The nation is watching closely as California works to wrench the redistricting process away from gerrymandering and toward a map that better represents Californians, and several national media outlets are writing about the process this week, as we await the release of the preliminary maps.
This week, the Citizens Redistricting Commission will unveil its first round of maps, which were painstakingly drawn after months of travels around the state to hear from Californians from various communities about their concerns, desires, and needs.
Preliminary “visualizations” were posted online earlier this week, and commentary has been prolific. Many groups and individuals have found much to like with the online maps.
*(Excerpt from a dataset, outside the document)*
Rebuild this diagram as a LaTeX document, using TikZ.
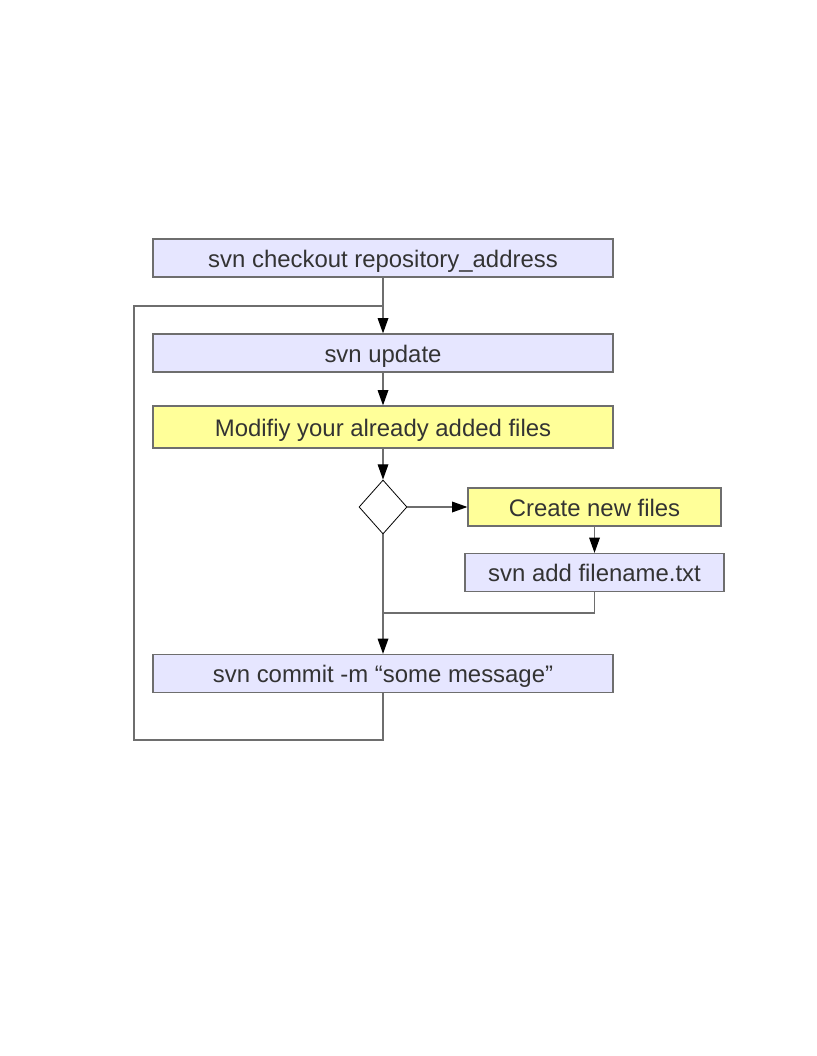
\documentclass[tikz,border=0pt]{standalone}
\usepackage{fontspec}
\setmainfont{Liberation Sans}
\usetikzlibrary{arrows.meta,positioning,shapes.geometric}
\definecolor{svnblue}{HTML}{E6E6FF}
\definecolor{svnyellow}{HTML}{FFFF99}
\definecolor{linegray}{HTML}{6E6E6E}
\definecolor{textgray}{HTML}{333333}

\begin{document}
\begin{tikzpicture}[x=0.75bp, y=-0.75bp,
    box/.style={draw=linegray, line width=0.9bp, fill=svnblue, text=textgray,
      minimum width=345bp, minimum height=28.5bp, inner sep=0pt,
      text height=14bp, text depth=0bp,
      font=\fontsize{18}{21}\selectfont},
    choice/.style={diamond, draw=black, line width=0.6bp, fill=white,
      minimum width=36bp, minimum height=40.5bp, inner sep=0pt},
    link/.style={draw=linegray, line width=0.9bp},
    flow/.style={link, -{Triangle[length=11.5bp, width=8bp, color=black]}}]
  \useasboundingbox (0,0) rectangle (816,1056);

  % main column
  \node[box] (checkout) at (383,258) {svn checkout repository\_address};
  \node[box] (update) at (383,353) {svn update};
  \node[box, fill=svnyellow, minimum height=31.5bp] (modify) at (383,427) {Modifiy your already added files};
  \node[choice] (choice) at (383,507) {};
  \node[box] (commit) at (383,673.5) {svn commit -m “some message”};

  % side branch
  \node[box, fill=svnyellow, minimum width=189.75bp] (create) at (594.5,507) {Create new files};
  \node[box, minimum width=194.25bp] (add) at (594.5,572.5) {svn add filename.txt};

  \coordinate (join) at (383,306);
  \coordinate (merge) at (383,613);
  \coordinate (loopbot) at (134,740);
  \coordinate (looptop) at (134,306);

  \draw[flow] (checkout) -- (update);
  \draw[flow] (update) -- (modify);
  \draw[flow] (modify) -- (choice);
  \draw[flow] (choice) -- (create);
  \draw[flow] (create) -- (add);
  \draw[flow] (choice) -- (commit);
  \draw[link] (add.south) |- (merge);

  % loop back to update
  \draw[link] (commit.south) |- (loopbot) -- (looptop) -- (join);
\end{tikzpicture}
\end{document}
Others say they want more of a voice in the process as it moves forward.
State and Congressional lawmakers are also paying close attention, because the new district lines affect who is in their district, their chances in future elections, and in some cases, whether they have a district at all.
Alex Isenstadt of the national online news outlet Politico spoke with several lawmakers on both sides of the aisle who stand to lose a lot as the maps are redrawn to better reflect California communities, regions, and citizen interests.
Pols who have become fixtures in the state and on Capitol Hill and who have skated to reelection are preparing to face a political Armageddon. Decades-old seats will vanish. Some members will retire. Others will be forced to run against fellow incumbents from the same party.
“To say every politician in California is holding their breath would be an understatement,” said Jim Ross, a Bay Area-based Democratic consultant, who pointed out that a rough blueprint the commission released last week “sent some people into a fit.”
This day of reckoning has long been on the horizon. The independent citizen-led commission, initially proposed by former Republican Gov. Arnold Schwarzenegger and approved by voters in a referendum last year, has been meeting for the past two months with an eye toward demolishing each of the state’s 53 incumbent-coddling districts.
Friday’s draft will not be the final version: The committee is slated to unveil its final plan in August after soliciting public feedback. But those familiar with the process said any changes made to the draft version will be minor.